In early January, approximately 500 software engineers gathered in Chicago to test the interoperability of their health IT and diagnostic imaging applications at the 11th annual Integrating the Healthcare Enterprise (IHE) Connectathon. The first Connectathon featured one integration profile that was tested among 47 applications from 23 vendors. The 2010 event saw 104 vendors testing the interoperability of 150 unique systems. Literally tens of thousands of transactions were executed among these software tools.
The Connectathon represents a multi-million dollar investment by industry, given the scope of development required to code to IHE profiles and successfully integrate applications across a healthcare enterprise. Despite the cost, the fruits of their labor will result in significant cost savings to the participants.
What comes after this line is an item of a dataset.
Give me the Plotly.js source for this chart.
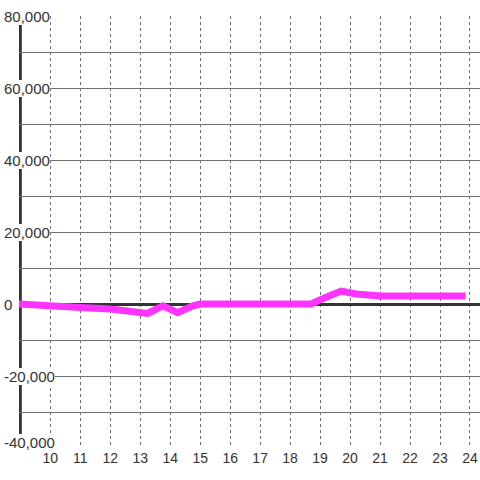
<!DOCTYPE html>
<html>
<head>
<meta charset="utf-8">
<script src="https://cdn.plot.ly/plotly-3.0.1.min.js"></script>
<style>
  html, body { margin: 0; padding: 0; background: #fff; }
  #chart { width: 480px; height: 480px; }
</style>
</head>
<body>
<div id="chart"></div>
<script>
// Data
const hours  = [8.9, 10, 10.5, 11, 12, 12.5, 13, 13.25, 13.75, 14.25, 14.75, 15, 16, 17, 18, 18.7, 19.2, 19.7, 20.2, 20.7, 21, 22, 23, 23.85];
const values = [0, -300, -500, -1000, -1400, -1700, -2100, -2600, -500, -2400, -500, 0, 0, 0, 0, 0, 1900, 3600, 2800, 2200, 2200, 2200, 2200, 2200];

const xTickVals = [10, 11, 12, 13, 14, 15, 16, 17, 18, 19, 20, 21, 22, 23, 24];
const xTickText = ['10', '11', '12', '13', '14', '15', '16', '17', '18', '19', '20', '21', '22', '23', '24'];
const yLabelVals = [80000, 60000, 40000, 20000, 0, -20000, -40000];
const yLabelText = ['80,000', '60,000', '40,000', '20,000', '0', '-20,000', '-40,000'];

const FONT = 'Liberation Sans, Arial, sans-serif';
const TXT = '#333333';
const GRID = '#707070';

const annotations = yLabelVals.map((v, i) => ({
  xref: 'paper', x: 0, xanchor: 'left', xshift: -15,
  yref: 'y', y: v, yanchor: 'middle', yshift: (i === yLabelVals.length - 1) ? 6 : 0,
  text: yLabelText[i], showarrow: false,
  font: { family: FONT, size: 15, color: TXT },
  bgcolor: '#ffffff', borderpad: 0, borderwidth: 0
}));

const trace = {
  x: hours, y: values, type: 'scatter', mode: 'lines',
  line: { color: '#ff33ff', width: 7 },
  hoverinfo: 'skip'
};

const layout = {
  width: 480, height: 480,
  margin: { l: 19, r: 0, t: 16, b: 32, pad: 0 },
  paper_bgcolor: '#ffffff', plot_bgcolor: '#ffffff',
  showlegend: false,
  font: { family: FONT, color: TXT },
  xaxis: {
    range: [8.956, 24.334],
    tickmode: 'array', tickvals: xTickVals, ticktext: xTickText,
    showgrid: true, gridcolor: GRID, gridwidth: 1, griddash: 'dot',
    zeroline: false, showline: false, ticks: '',
    tickfont: { family: FONT, size: 14, color: TXT },
    fixedrange: true
  },
  yaxis: {
    range: [-40000, 80000],
    tickmode: 'linear', tick0: 0, dtick: 10000,
    showticklabels: false,
    showgrid: true, gridcolor: GRID, gridwidth: 1,
    zeroline: true, zerolinecolor: '#333333', zerolinewidth: 3,
    showline: false, ticks: '',
    fixedrange: true
  },
  shapes: [{
    type: 'line', xref: 'x', yref: 'paper', x0: 9, x1: 9, y0: 0, y1: 1,
    line: { color: '#333333', width: 3 }, layer: 'between'
  }],
  annotations: annotations
};

Plotly.newPlot('chart', [trace], layout, { staticPlot: true, displayModeBar: false });
</script>
</body>
</html>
In the neutral ground of the Connectathon, the varying interpretations of IHE profiles can be hammered out by software engineers and volunteer monitors, eliminating potential problems before a system or application reaches a user site.
I monitored a group-case test that provides an excellent example of Connectathon achievement. In the scenario, four different sources of patient information were exchanged: A text report; PDF document; a Personal Health Record (PHR); and a document encoded using the HL7 version 3 CDA standard. This scenario required interactions among different vendors to retrieve a global patient identifier, submit the information to a repository, update a registry and then retrieve the information by a data consumer—which was represented by yet another vendor.
The test took us only two hours of walking back and forth among the different vendor's tables where their development staff had setup simulators to run their applications. In a real-world environment, this task would probably have taken days—if not weeks—bringing together vendor staff from locations as disparate as Austria and Taiwan. And, inevitably, many hours would be wasted finger pointing and blame making before a solution could be devised.
Of note was a decided shift among the vendor participants this year. In the early days of the Connectathon, the focus was mainly on PACS interoperability. The start of this decade saw nearly three quarters of the profile testing among implementations of electronic health records (EHRs) and device applications such as EKG and heart monitoring systems.
As a volunteer monitor, I was encouraged by the expertise and enthusiasm among the Connectathon participants. The event effectively demonstrates that there is no reason for the two hospitals in my town of Denton, Texas, to not share lab results, x-rays, and other pertinent information. Once they resolve to do so, along with the rest of healthcare, unnecessary duplicate tests can be avoided and negative interactions between drugs and treatment can be prevented.